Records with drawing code
========================================

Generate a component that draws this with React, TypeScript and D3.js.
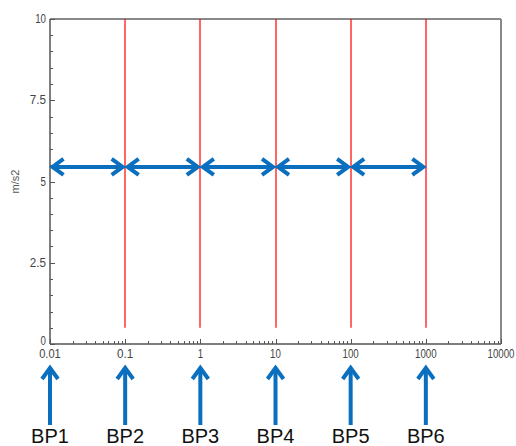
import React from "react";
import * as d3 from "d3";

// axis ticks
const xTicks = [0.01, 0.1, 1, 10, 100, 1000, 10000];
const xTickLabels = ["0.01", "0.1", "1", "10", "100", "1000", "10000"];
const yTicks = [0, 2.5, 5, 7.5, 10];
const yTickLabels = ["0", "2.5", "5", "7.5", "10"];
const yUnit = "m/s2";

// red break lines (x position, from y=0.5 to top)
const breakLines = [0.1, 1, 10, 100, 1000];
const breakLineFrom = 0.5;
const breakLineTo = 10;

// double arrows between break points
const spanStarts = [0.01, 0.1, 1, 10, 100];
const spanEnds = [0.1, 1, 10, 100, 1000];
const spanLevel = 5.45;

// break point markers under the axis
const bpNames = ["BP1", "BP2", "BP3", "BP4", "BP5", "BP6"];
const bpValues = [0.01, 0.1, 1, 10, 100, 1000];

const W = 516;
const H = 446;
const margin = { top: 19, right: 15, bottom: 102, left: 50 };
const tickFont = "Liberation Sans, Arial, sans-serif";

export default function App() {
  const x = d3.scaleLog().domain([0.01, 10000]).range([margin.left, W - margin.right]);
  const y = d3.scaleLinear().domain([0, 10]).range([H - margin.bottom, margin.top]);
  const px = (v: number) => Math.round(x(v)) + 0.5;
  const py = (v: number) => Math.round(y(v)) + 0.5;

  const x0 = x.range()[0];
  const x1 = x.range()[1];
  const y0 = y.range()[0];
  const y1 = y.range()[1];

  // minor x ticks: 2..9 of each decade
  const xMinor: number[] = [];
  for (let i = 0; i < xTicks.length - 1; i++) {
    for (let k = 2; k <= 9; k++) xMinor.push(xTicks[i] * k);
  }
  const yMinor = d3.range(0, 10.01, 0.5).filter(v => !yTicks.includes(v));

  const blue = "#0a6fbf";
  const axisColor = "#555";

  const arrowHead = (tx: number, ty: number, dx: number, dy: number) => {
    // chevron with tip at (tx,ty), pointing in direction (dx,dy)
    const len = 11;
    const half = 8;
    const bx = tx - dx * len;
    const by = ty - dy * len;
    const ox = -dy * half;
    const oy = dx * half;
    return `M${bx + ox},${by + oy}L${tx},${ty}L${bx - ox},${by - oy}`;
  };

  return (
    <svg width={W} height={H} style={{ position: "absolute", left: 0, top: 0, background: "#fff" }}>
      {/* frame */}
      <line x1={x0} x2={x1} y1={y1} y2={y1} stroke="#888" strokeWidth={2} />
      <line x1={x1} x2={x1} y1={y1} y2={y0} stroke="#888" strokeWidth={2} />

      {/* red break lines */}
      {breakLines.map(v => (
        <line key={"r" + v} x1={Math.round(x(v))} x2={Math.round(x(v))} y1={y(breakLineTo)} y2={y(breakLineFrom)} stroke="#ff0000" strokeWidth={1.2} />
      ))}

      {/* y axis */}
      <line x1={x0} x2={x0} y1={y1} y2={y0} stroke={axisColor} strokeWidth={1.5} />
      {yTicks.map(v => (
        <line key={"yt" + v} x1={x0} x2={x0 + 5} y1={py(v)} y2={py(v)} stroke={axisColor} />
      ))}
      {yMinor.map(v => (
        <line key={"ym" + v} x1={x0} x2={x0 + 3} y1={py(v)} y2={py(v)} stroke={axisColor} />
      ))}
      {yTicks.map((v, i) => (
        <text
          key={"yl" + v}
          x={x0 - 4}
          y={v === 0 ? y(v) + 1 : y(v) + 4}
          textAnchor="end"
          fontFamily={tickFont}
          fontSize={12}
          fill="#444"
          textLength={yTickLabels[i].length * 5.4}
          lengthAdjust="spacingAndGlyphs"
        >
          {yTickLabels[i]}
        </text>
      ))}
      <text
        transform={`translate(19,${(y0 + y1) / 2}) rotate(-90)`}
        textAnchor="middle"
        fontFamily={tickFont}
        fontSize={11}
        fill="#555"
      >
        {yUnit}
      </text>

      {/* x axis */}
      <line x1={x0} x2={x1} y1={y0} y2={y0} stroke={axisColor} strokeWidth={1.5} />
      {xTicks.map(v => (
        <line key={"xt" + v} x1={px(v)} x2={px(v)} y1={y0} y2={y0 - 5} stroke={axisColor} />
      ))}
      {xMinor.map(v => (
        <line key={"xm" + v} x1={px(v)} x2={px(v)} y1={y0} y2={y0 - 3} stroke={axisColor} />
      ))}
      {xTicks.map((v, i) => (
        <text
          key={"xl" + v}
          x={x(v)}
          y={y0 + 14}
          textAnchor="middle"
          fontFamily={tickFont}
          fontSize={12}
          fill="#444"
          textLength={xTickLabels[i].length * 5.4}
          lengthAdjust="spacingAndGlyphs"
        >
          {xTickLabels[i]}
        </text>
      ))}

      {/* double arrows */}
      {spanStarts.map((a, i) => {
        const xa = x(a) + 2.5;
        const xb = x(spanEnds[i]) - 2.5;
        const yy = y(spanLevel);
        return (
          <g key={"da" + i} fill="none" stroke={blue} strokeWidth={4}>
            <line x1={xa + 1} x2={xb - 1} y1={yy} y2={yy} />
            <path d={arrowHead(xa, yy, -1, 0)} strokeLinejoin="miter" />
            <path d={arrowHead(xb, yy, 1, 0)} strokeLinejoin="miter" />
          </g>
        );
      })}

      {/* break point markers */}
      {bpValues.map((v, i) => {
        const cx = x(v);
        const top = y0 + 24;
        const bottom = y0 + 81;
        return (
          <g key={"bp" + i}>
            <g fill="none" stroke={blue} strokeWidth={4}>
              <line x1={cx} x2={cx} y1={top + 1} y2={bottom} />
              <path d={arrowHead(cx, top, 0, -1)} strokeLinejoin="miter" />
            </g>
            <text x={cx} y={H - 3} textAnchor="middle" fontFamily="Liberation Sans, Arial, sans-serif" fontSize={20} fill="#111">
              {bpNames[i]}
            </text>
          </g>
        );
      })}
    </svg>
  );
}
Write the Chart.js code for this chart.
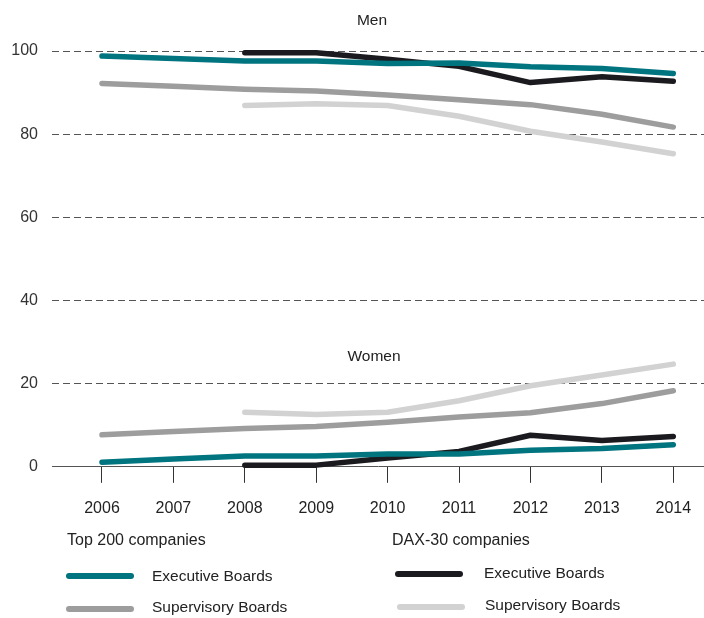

========================================

* **Task description**
Take the records from their first line through the line containing "const bpValues = [0.01, 0.1, 1, 10, 100, 1000];" and please return exactly those lines, both ends included, minus the pictures.

* **Reply to the exercise**
Generate a component that draws this with React, TypeScript and D3.js.
import React from "react";
import * as d3 from "d3";

// axis ticks
const xTicks = [0.01, 0.1, 1, 10, 100, 1000, 10000];
const xTickLabels = ["0.01", "0.1", "1", "10", "100", "1000", "10000"];
const yTicks = [0, 2.5, 5, 7.5, 10];
const yTickLabels = ["0", "2.5", "5", "7.5", "10"];
const yUnit = "m/s2";

// red break lines (x position, from y=0.5 to top)
const breakLines = [0.1, 1, 10, 100, 1000];
const breakLineFrom = 0.5;
const breakLineTo = 10;

// double arrows between break points
const spanStarts = [0.01, 0.1, 1, 10, 100];
const spanEnds = [0.1, 1, 10, 100, 1000];
const spanLevel = 5.45;

// break point markers under the axis
const bpNames = ["BP1", "BP2", "BP3", "BP4", "BP5", "BP6"];
const bpValues = [0.01, 0.1, 1, 10, 100, 1000];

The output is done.